• INFORMATION SHOWN
►

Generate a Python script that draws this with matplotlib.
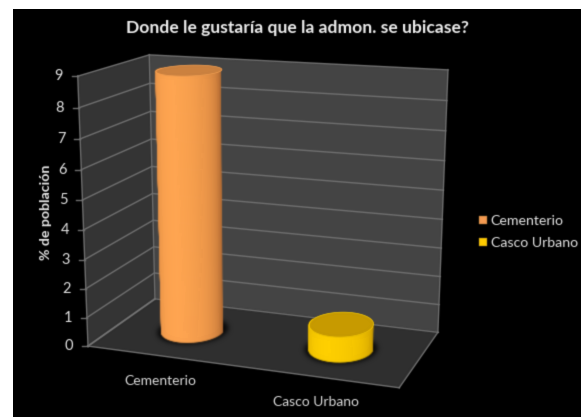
import numpy as np
import matplotlib
matplotlib.use("Agg")
import matplotlib.pyplot as plt
from matplotlib.collections import PolyCollection
from matplotlib.patches import Patch, Polygon

# ---- data -------------------------------------------------------------
categories = ["Cementerio", "Casco Urbano"]
values = [8.95, 0.85]
y_ticks = list(range(0, 10))
title = "Donde le gustaría que la admon. se ubicase?"
y_label = "% de población"

# ---- styles -----------------------------------------------------------
plt.rcParams['font.family'] = ['Lato', 'DejaVu Sans']
body_edge = ["#b86f35", "#c99a00"]
body_mid = ["#ffa551", "#ffd000"]
cap_colour = ["#cb813f", "#c79a00"]
legend_colour = ["#f59b52", "#ffcc00"]

fig = plt.figure(figsize=(5.87, 4.17), dpi=100, facecolor="white")
W, H = 587.0, 417.0
ax = fig.add_axes([13 / W, 0, (581 - 13) / W, (417 - 9) / H], facecolor="black")
ax.set_xlim(13, 581)
ax.set_ylim(417, 9)
ax.set_xticks([])
ax.set_yticks([])
for s in ax.spines.values():
    s.set_visible(False)

# ---- perspective scale: (category x, value, depth) -> axes coordinates --
x_max = float(len(categories))
y_max = float(y_ticks[-1])
frame = [  # world corner, where the frame sits in the axes
    ((0, y_max, 0), (78, 76)),
    ((0, y_max, 1), (149, 55)),
    ((x_max, y_max, 1), (448, 70)),
    ((0, 0, 1), (155, 299)),
    ((x_max, 0, 1), (438, 332)),
    ((0, 0, 0), (88, 346)),
    ((x_max, 0, 0), (399, 388)),
]
rows = []
for (X, Y, Z), (u, v) in frame:
    p = [X, Y, Z, 1]
    rows.append(p + [0, 0, 0, 0] + [-u * c for c in p])
    rows.append([0, 0, 0, 0] + p + [-v * c for c in p])
camera = np.linalg.svd(np.array(rows, float))[2][-1].reshape(3, 4)


def project(x, y, z):
    x, y, z = np.broadcast_arrays(np.asarray(x, float), np.asarray(y, float), np.asarray(z, float))
    pts = np.stack([x, y, z, np.ones_like(x)], axis=-1) @ camera.T
    return pts[..., 0] / pts[..., 2], pts[..., 1] / pts[..., 2]


def blur(sigma):
    pad = int(3 * sigma) + 1
    offs = np.arange(-pad, pad + 1)
    k = np.exp(-0.5 * (offs / sigma) ** 2)
    k /= k.sum()

    def _filter(img, dpi):
        out = np.pad(img, ((pad, pad), (pad, pad), (0, 0))).astype(float)
        out[..., :3] *= out[..., 3:4]  # blur with premultiplied alpha
        for axis in (0, 1):
            out = sum(w * np.roll(out, o, axis=axis) for o, w in zip(offs, k))
        a = out[..., 3:4]
        out[..., :3] = np.where(a > 1e-4, out[..., :3] / np.maximum(a, 1e-4), 0)
        return np.clip(out, 0, 1), -pad, -pad
    return _filter


def face(corners, colour, z=1):
    xs, ys = project(*np.array(corners, float).T)
    ax.add_patch(Polygon(np.c_[xs, ys], closed=True, fc=colour, ec="none", zorder=z))


# ---- walls ------------------------------------------------------------
face([(0, 0, 0), (0, y_max, 0), (0, y_max, 1), (0, 0, 1)], "#343434")
face([(0, 0, 1), (0, y_max, 1), (x_max, y_max, 1), (x_max, 0, 1)], "#444444")
face([(0, 0, 0), (0, 0, 1), (x_max, 0, 1), (x_max, 0, 0)], "#2f2f2f")

grid = "#707070"
for v in y_ticks:
    px, py = project([0, 0, x_max], [v] * 3, [0, 1, 1])
    ax.plot(px, py, color=grid, lw=1.0, zorder=2, solid_joinstyle="miter")
    tx, ty = project(0, v, 0)
    ax.plot([tx - 6, tx], [ty, ty], color=grid, lw=1.0, zorder=2)
    ax.text(tx - 19, ty, str(v), color="#e4e4e4", fontsize=10.5, ha="center", va="center", zorder=5)
for a, b in [((0, 0, 0), (0, y_max, 0)), ((0, 0, 0), (x_max, 0, 0)), ((0, 0, 0), (0, 0, 1)),
             ((0, 0, 1), (0, y_max, 1)), ((x_max, 0, 0), (x_max, 0, 1)),
             ((x_max, 0, 1), (x_max, y_max, 1))]:
    px, py = project(*np.array([a, b], float).T)
    ax.plot(px, py, color=grid, lw=1.0, zorder=2)

# ---- cylinders ---------------------------------------------------------
radius_x, radius_z, depth = 0.195, 0.235, 0.5
theta = np.linspace(0, 2 * np.pi, 121)
for i, value in enumerate(values):
    cx = i + 0.5
    # floor shadow
    sx, sy = project(cx + 1.14 * radius_x * np.cos(theta), 0, depth + 1.14 * radius_z * np.sin(theta))
    shadow = Polygon(np.c_[sx, sy], closed=True, fc="black", ec="none", alpha=0.85, zorder=3)
    shadow.set_agg_filter(blur(2.5))
    ax.add_patch(shadow)
    # body, one strip per angle step (front half, plus the small wrap that perspective shows)
    ang = np.linspace(-0.12, np.pi + 0.12, 91)
    polys, cols = [], []
    c0 = np.array(matplotlib.colors.to_rgb(body_edge[i]))
    c1 = np.array(matplotlib.colors.to_rgb(body_mid[i]))
    order = np.argsort(np.sin(0.5 * (ang[:-1] + ang[1:])))
    for j in order:
        a0, a1 = ang[j], ang[j + 1]
        xa, za = cx + radius_x * np.cos([a0, a1]), depth - radius_z * np.sin([a0, a1])
        bx, by = project(xa, 0, za)
        tx, ty = project(xa, value, za)
        polys.append(np.c_[[bx[0], bx[1], tx[1], tx[0]], [by[0], by[1], ty[1], ty[0]]])
        m = np.clip(np.sin(0.5 * (a0 + a1)), 0, 1) ** 0.6
        cols.append(c0 + (c1 - c0) * m)
    ax.add_collection(PolyCollection(polys, facecolors=cols, edgecolors=cols, linewidths=0.8, zorder=4))
    # top cap
    tx, ty = project(cx + radius_x * np.cos(theta), value, depth + radius_z * np.sin(theta))
    ax.add_patch(Polygon(np.c_[tx, ty], closed=True, fc=cap_colour[i], ec=body_mid[i], lw=0.5, zorder=5))

# ---- text --------------------------------------------------------------
ax.text(297, 28, title, color="#f0f0f0", fontsize=12.6, fontweight="bold", ha="center", va="center")
ax.text(46, 212, y_label, color="#e8e8e8", fontsize=10.2, fontweight="bold", rotation=90, ha="center", va="center")
for name, (lx, ly) in zip(categories, [(160, 381), (316, 402)]):
    ax.text(lx, ly, name, color="#dcdcdc", fontsize=10, ha="center", va="center")

handles = [Patch(fc=c, ec="#8a6a30", lw=0.3) for c in legend_colour]
leg = ax.legend(handles, categories, loc="center left", bbox_to_anchor=(466, 232),
                bbox_transform=ax.transData, frameon=False, labelcolor="#e4e4e4", fontsize=10.2,
                handlelength=0.55, handleheight=0.55, handletextpad=0.3, labelspacing=0.72)

# the reference is a slightly soft raster: soften every mark and text a little
soft = blur(0.55)
for art in ax.findobj():
    if art is ax or art is ax.patch or art in ax.spines.values():
        continue
    if art.get_agg_filter() is None and isinstance(art, (matplotlib.lines.Line2D, matplotlib.text.Text,
                                                         matplotlib.patches.Polygon, Patch, PolyCollection)):
        art.set_agg_filter(soft)

fig.savefig("out.png", dpi=100, facecolor="white")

◄

Return each line from the material above exactly, but not the pictures.

Generate a Python script that draws this with matplotlib.
import numpy as np
import matplotlib
matplotlib.use("Agg")
import matplotlib.pyplot as plt
from matplotlib.collections import PolyCollection
from matplotlib.patches import Patch, Polygon

# ---- data -------------------------------------------------------------
categories = ["Cementerio", "Casco Urbano"]
values = [8.95, 0.85]
y_ticks = list(range(0, 10))
title = "Donde le gustaría que la admon. se ubicase?"
y_label = "% de población"

# ---- styles -----------------------------------------------------------
plt.rcParams['font.family'] = ['Lato', 'DejaVu Sans']
body_edge = ["#b86f35", "#c99a00"]
body_mid = ["#ffa551", "#ffd000"]
cap_colour = ["#cb813f", "#c79a00"]
legend_colour = ["#f59b52", "#ffcc00"]

fig = plt.figure(figsize=(5.87, 4.17), dpi=100, facecolor="white")
W, H = 587.0, 417.0
ax = fig.add_axes([13 / W, 0, (581 - 13) / W, (417 - 9) / H], facecolor="black")
ax.set_xlim(13, 581)
ax.set_ylim(417, 9)
ax.set_xticks([])
ax.set_yticks([])
for s in ax.spines.values():
    s.set_visible(False)

# ---- perspective scale: (category x, value, depth) -> axes coordinates --
x_max = float(len(categories))
y_max = float(y_ticks[-1])
frame = [  # world corner, where the frame sits in the axes
    ((0, y_max, 0), (78, 76)),
    ((0, y_max, 1), (149, 55)),
    ((x_max, y_max, 1), (448, 70)),
    ((0, 0, 1), (155, 299)),
    ((x_max, 0, 1), (438, 332)),
    ((0, 0, 0), (88, 346)),
    ((x_max, 0, 0), (399, 388)),
]
rows = []
for (X, Y, Z), (u, v) in frame:
    p = [X, Y, Z, 1]
    rows.append(p + [0, 0, 0, 0] + [-u * c for c in p])
    rows.append([0, 0, 0, 0] + p + [-v * c for c in p])
camera = np.linalg.svd(np.array(rows, float))[2][-1].reshape(3, 4)


def project(x, y, z):
    x, y, z = np.broadcast_arrays(np.asarray(x, float), np.asarray(y, float), np.asarray(z, float))
    pts = np.stack([x, y, z, np.ones_like(x)], axis=-1) @ camera.T
    return pts[..., 0] / pts[..., 2], pts[..., 1] / pts[..., 2]


def blur(sigma):
    pad = int(3 * sigma) + 1
    offs = np.arange(-pad, pad + 1)
    k = np.exp(-0.5 * (offs / sigma) ** 2)
    k /= k.sum()

    def _filter(img, dpi):
        out = np.pad(img, ((pad, pad), (pad, pad), (0, 0))).astype(float)
        out[..., :3] *= out[..., 3:4]  # blur with premultiplied alpha
        for axis in (0, 1):
            out = sum(w * np.roll(out, o, axis=axis) for o, w in zip(offs, k))
        a = out[..., 3:4]
        out[..., :3] = np.where(a > 1e-4, out[..., :3] / np.maximum(a, 1e-4), 0)
        return np.clip(out, 0, 1), -pad, -pad
    return _filter


def face(corners, colour, z=1):
    xs, ys = project(*np.array(corners, float).T)
    ax.add_patch(Polygon(np.c_[xs, ys], closed=True, fc=colour, ec="none", zorder=z))


# ---- walls ------------------------------------------------------------
face([(0, 0, 0), (0, y_max, 0), (0, y_max, 1), (0, 0, 1)], "#343434")
face([(0, 0, 1), (0, y_max, 1), (x_max, y_max, 1), (x_max, 0, 1)], "#444444")
face([(0, 0, 0), (0, 0, 1), (x_max, 0, 1), (x_max, 0, 0)], "#2f2f2f")

grid = "#707070"
for v in y_ticks:
    px, py = project([0, 0, x_max], [v] * 3, [0, 1, 1])
    ax.plot(px, py, color=grid, lw=1.0, zorder=2, solid_joinstyle="miter")
    tx, ty = project(0, v, 0)
    ax.plot([tx - 6, tx], [ty, ty], color=grid, lw=1.0, zorder=2)
    ax.text(tx - 19, ty, str(v), color="#e4e4e4", fontsize=10.5, ha="center", va="center", zorder=5)
for a, b in [((0, 0, 0), (0, y_max, 0)), ((0, 0, 0), (x_max, 0, 0)), ((0, 0, 0), (0, 0, 1)),
             ((0, 0, 1), (0, y_max, 1)), ((x_max, 0, 0), (x_max, 0, 1)),
             ((x_max, 0, 1), (x_max, y_max, 1))]:
    px, py = project(*np.array([a, b], float).T)
    ax.plot(px, py, color=grid, lw=1.0, zorder=2)

# ---- cylinders ---------------------------------------------------------
radius_x, radius_z, depth = 0.195, 0.235, 0.5
theta = np.linspace(0, 2 * np.pi, 121)
for i, value in enumerate(values):
    cx = i + 0.5
    # floor shadow
    sx, sy = project(cx + 1.14 * radius_x * np.cos(theta), 0, depth + 1.14 * radius_z * np.sin(theta))
    shadow = Polygon(np.c_[sx, sy], closed=True, fc="black", ec="none", alpha=0.85, zorder=3)
    shadow.set_agg_filter(blur(2.5))
    ax.add_patch(shadow)
    # body, one strip per angle step (front half, plus the small wrap that perspective shows)
    ang = np.linspace(-0.12, np.pi + 0.12, 91)
    polys, cols = [], []
    c0 = np.array(matplotlib.colors.to_rgb(body_edge[i]))
    c1 = np.array(matplotlib.colors.to_rgb(body_mid[i]))
    order = np.argsort(np.sin(0.5 * (ang[:-1] + ang[1:])))
    for j in order:
        a0, a1 = ang[j], ang[j + 1]
        xa, za = cx + radius_x * np.cos([a0, a1]), depth - radius_z * np.sin([a0, a1])
        bx, by = project(xa, 0, za)
        tx, ty = project(xa, value, za)
        polys.append(np.c_[[bx[0], bx[1], tx[1], tx[0]], [by[0], by[1], ty[1], ty[0]]])
        m = np.clip(np.sin(0.5 * (a0 + a1)), 0, 1) ** 0.6
        cols.append(c0 + (c1 - c0) * m)
    ax.add_collection(PolyCollection(polys, facecolors=cols, edgecolors=cols, linewidths=0.8, zorder=4))
    # top cap
    tx, ty = project(cx + radius_x * np.cos(theta), value, depth + radius_z * np.sin(theta))
    ax.add_patch(Polygon(np.c_[tx, ty], closed=True, fc=cap_colour[i], ec=body_mid[i], lw=0.5, zorder=5))

# ---- text --------------------------------------------------------------
ax.text(297, 28, title, color="#f0f0f0", fontsize=12.6, fontweight="bold", ha="center", va="center")
ax.text(46, 212, y_label, color="#e8e8e8", fontsize=10.2, fontweight="bold", rotation=90, ha="center", va="center")
for name, (lx, ly) in zip(categories, [(160, 381), (316, 402)]):
    ax.text(lx, ly, name, color="#dcdcdc", fontsize=10, ha="center", va="center")

handles = [Patch(fc=c, ec="#8a6a30", lw=0.3) for c in legend_colour]
leg = ax.legend(handles, categories, loc="center left", bbox_to_anchor=(466, 232),
                bbox_transform=ax.transData, frameon=False, labelcolor="#e4e4e4", fontsize=10.2,
                handlelength=0.55, handleheight=0.55, handletextpad=0.3, labelspacing=0.72)

# the reference is a slightly soft raster: soften every mark and text a little
soft = blur(0.55)
for art in ax.findobj():
    if art is ax or art is ax.patch or art in ax.spines.values():
        continue
    if art.get_agg_filter() is None and isinstance(art, (matplotlib.lines.Line2D, matplotlib.text.Text,
                                                         matplotlib.patches.Polygon, Patch, PolyCollection)):
        art.set_agg_filter(soft)

fig.savefig("out.png", dpi=100, facecolor="white")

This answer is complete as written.